Sometimes feelings are like a whirlwind of dust spinning around you, clouding your mind. When that happens, it's better to wait for the wind to die down and the dust to settle, rather than act in the heat of the moment and later regret it.

It's quite fascinating how, little by little, if you let time pass -even just a few hours- you start seeing things in their true dimension. I mean that you realize that something that seemed a mountain is just a grain of sand, that sometimes it's not worth the while feeling hurt or angry or worried about something.

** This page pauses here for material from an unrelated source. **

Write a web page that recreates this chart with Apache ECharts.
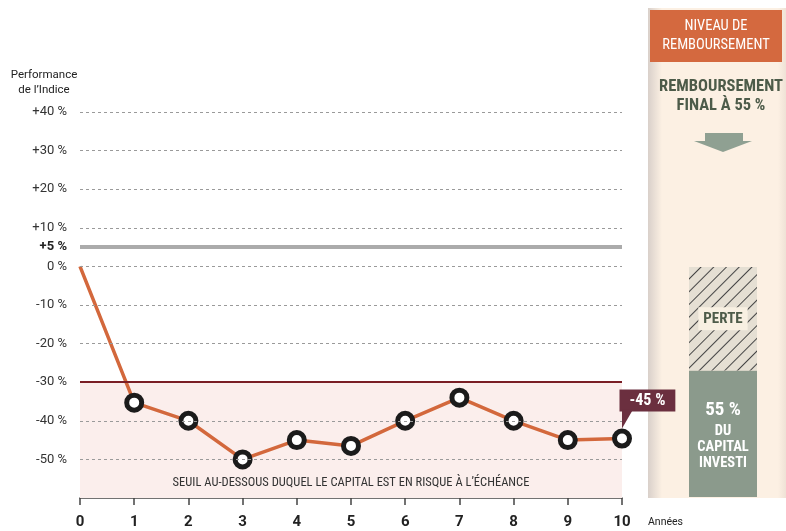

This time hurt came first. On Wednesday morning I woke up in the Middle Ages and found myself being hauled to the public square, where an accusing finger pointed at me and an angry voice shouted: "Witch! We must burn her at the stake!". ... No, wait, it wasn't like that really, though in a way that's what it felt like. Others may need a little drama in their life -you know, Con onor muore, Morte di Butterfly and all that-, but drama is not my thing at all. I'm more into satirical comedy. Word-duelling is a lot more fun... but it must be done in style.

Thing is that, yes, in a figurative sense it was the enactment of a drama, and there were accusations, and the place was very public indeed. It's understandable of course, because to stage a drama you need an audience, don't you agree? Who cares if it's a private matter? We're in the Age of Reality Shows, in which all private matters become public. Also, naturally, the most sublime monologue would be pointless without an audience.

The Prima Donna clenched the hearts of the breathless audience with her singing barking more likely. I was rather shocked that the lyrics were about me, harsh and blunt words that made me feel as if my chest had turned into a bleak moor upon which a chilly wind was blowing. I knew some people in the audience, and I could sense them giving me confused looks, but the shock kept me nailed to the seat. My ears were ringing when the curtain fell, and some people still looked confused, but others clapped and cheered "stay strong!" -to the Prima Donna, not me-, and there was even an encore though we had been assured there wouldn't be any. Divas are like that. They make their audience suffer a little but can't deny them anything. So divine. Puccini would be have been proud.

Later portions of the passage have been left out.